И все же она устояла. Но истинная любовь не отступает перед препятствиями и снова идет на приступ, становясь еще более властной и торжествующей после каждой из наших побед над нею. Можно сказать без преувеличения, что, борясь с любовью, мы лишь даем ей в руки новое оружие. Часов около трех в комнату вошел Маттеус с целой охапкой цветов, которые он ежедневно приносил своей узнице (ибо в глубине души любил ее за кротость и доброту), и она, как обычно, стала разбирать их, чтобы самой расставить в стоявшие на столике красивые вазы. В своем заточении она всегда любила это занятие, но на сей раз почти не обрадовалась и начала расставлять цветы машинально, чтобы только как-нибудь заполнить несколько минут из убийственно тянувшихся медлительных часов. Внезапно из пучка нарциссов, находившихся в центре душистого снопа, выпало запечатанное письмо без адреса. Тщетно пыталась она убедить себя, что письмо могло быть послано судом Невидимых. В противном случае разве мог бы Маттеус принести его? К сожалению, Маттеус уже вышел и не мог дать ей объяснений. Пришлось позвонить ему, но случайно он явился не через пять минут после звонка, как это бывало обычно. а только через десять. Консуэло потратила слишком много мужества на борьбу с малиновкой. У нее уже не хватило сил на борьбу с букетом. В ту минуту, как вошел Маттеус, она дочитывала постскриптум: «Не расспрашивайте Маттеуса — он ничего не знает о проступке, который я заставил его совершить». Итак, пришлось попросить Маттеуса только об одном — завести остановившиеся часы.

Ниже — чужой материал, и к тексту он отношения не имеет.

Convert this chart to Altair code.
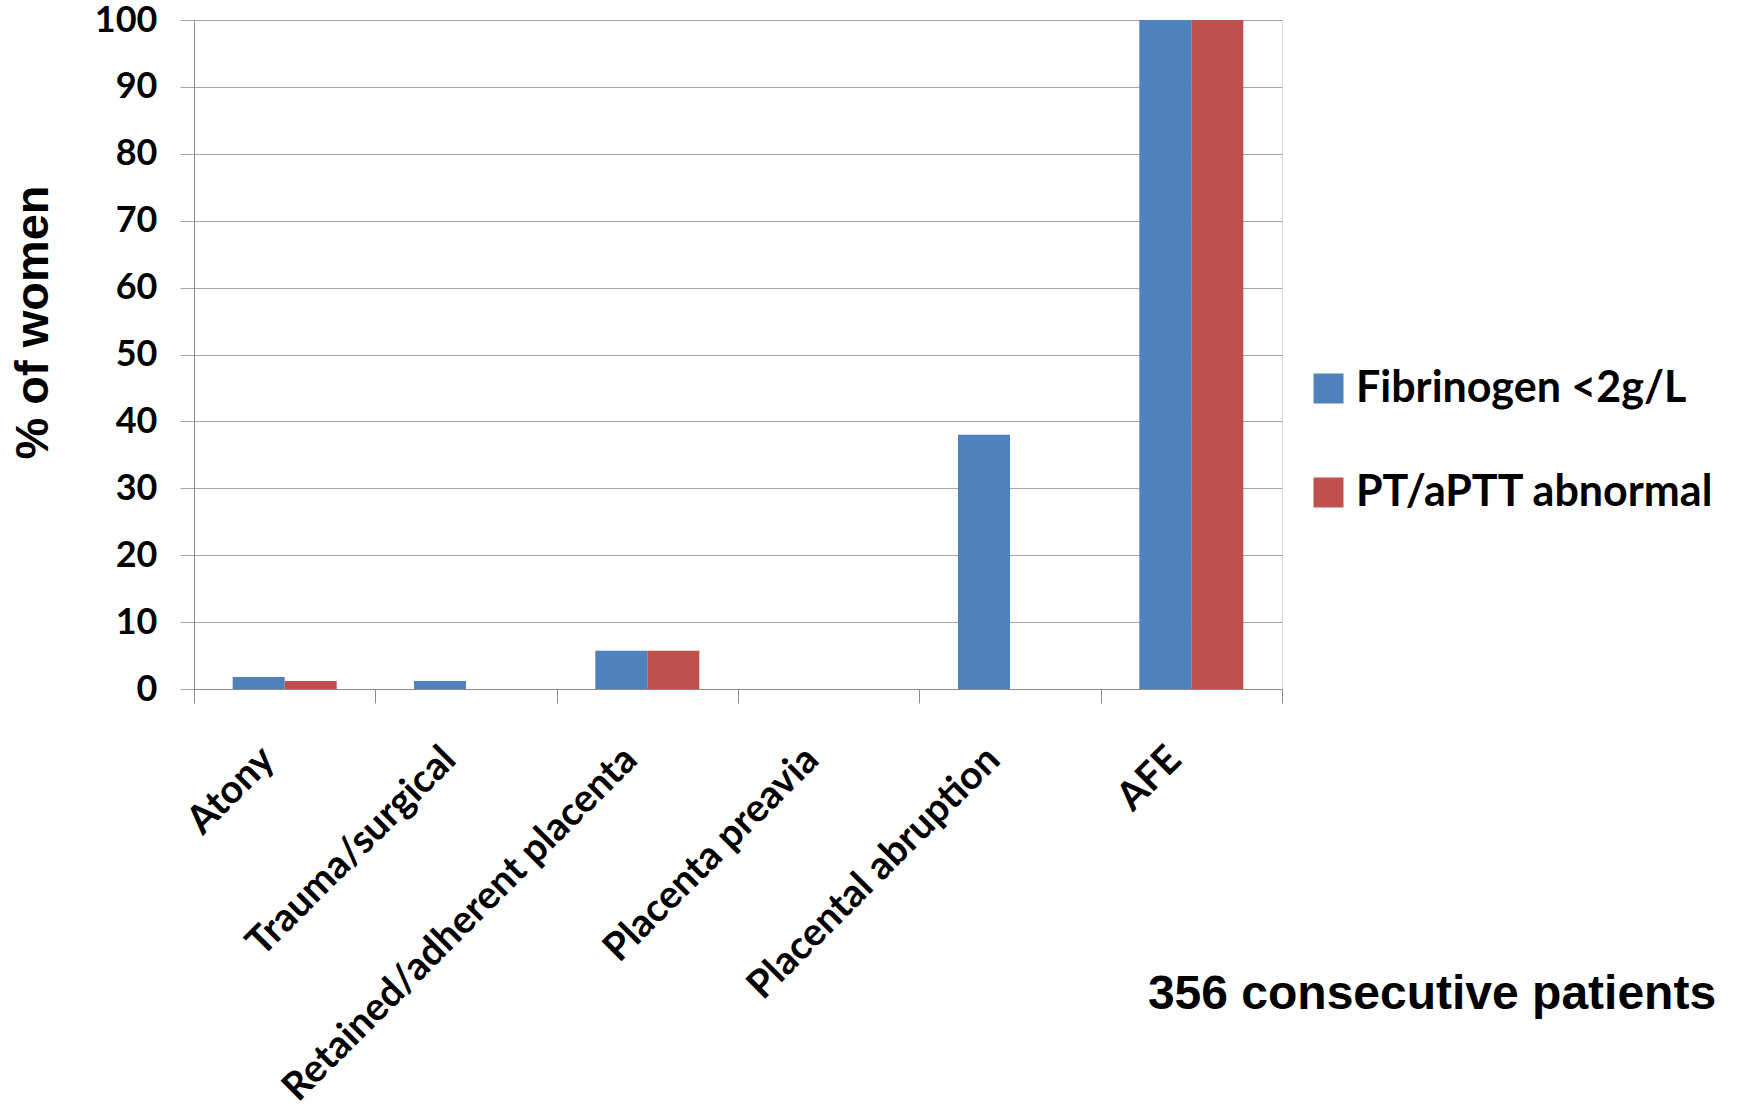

Письмо рыцаря было более пылким, более неистовым, чем все предыдущие, оно было даже повелительным в своем исступлении. Мы не станем приводить его здесь. Любовные письма волнуют лишь то сердце, которое и само охвачено пламенем, их продиктовавшим. Все они похожи одно на другое, но каждый влюбленный находит в адресованном ему письме непреодолимую силу, несравненную новизну. Каждый думает, что никто и никогда не был любим так, как любим он. Он считает себя самым любимым, единственным. Где нет этого наивного ослепления, этого горделивого заблуждения, там нет и страсти. И страсть наконец завладела спокойным, благородным сердцем Консуэло.
Письмо незнакомца взбудоражило все ее мысли. Он умолял о свидании. Более того — он говорил о нем, как о неизбежном, ссылаясь на необходимость использовать последние минуты и прося за это прощения. Он как будто бы верил, что Консуэло любила Альберта и, быть может, все еще его любит. Он писал, что готов подчиниться ее решению, а пока требовал хоть слова жалости, слезы сострадания, последнего прости — того самого последнего прости, что похоже на последнее выступление великого артиста, о котором заранее объявляют публике и которое, к счастью, повторяют потом еще много раз.
Опечаленная Консуэло (опечаленная и в то же время снедаемая тайной радостью, невольной и жгучей радостью, вызванной мыслью об этом свидании) почувствовала, что лоб ее горит, грудь трепещет, словом — что недозволенная любовь живет в ее душе, несмотря ни на что. Она почувствовала, что вся ее твердость, вся воля не в силах уберечь от непостижимого влечения и что, если рыцарь отважится преступить свой обет, заговорив с ней и показав свое лицо (а, видимо, он решился на это), у нее не хватит сил воспрепятствовать этому нарушению законов ордена Невидимых. У нее оставался один выход — вымолить помощь у совета этого самого ордена. Но могла ли она обвинить и предать Ливерани? Быть может, достойный старец, который накануне сообщил ей о существовании Альберта и отечески выслушал ее признания, примет под покровом тайны исповеди и то, что она собирается ему открыть. Быть может, он пожалеет рыцаря за его безумие и осудит его лишь в глубине своего сердца. Консуэло написала ему, что хочет его увидеть в девять часов вечера, что речь идет о ее чести, покое, быть может — о ее жизни. То был час, назначенный незнакомцем. Но кому и через кого переслать записку? Маттеус отказывался сделать хоть шаг за ограду раньше полуночи. Таков был приказ, и ничто не могло поколебать старого слугу. Он уже получил выговор за то, что недостаточно строго выполнял свои обязанности по отношению к узнице, и отныне был непреклонен.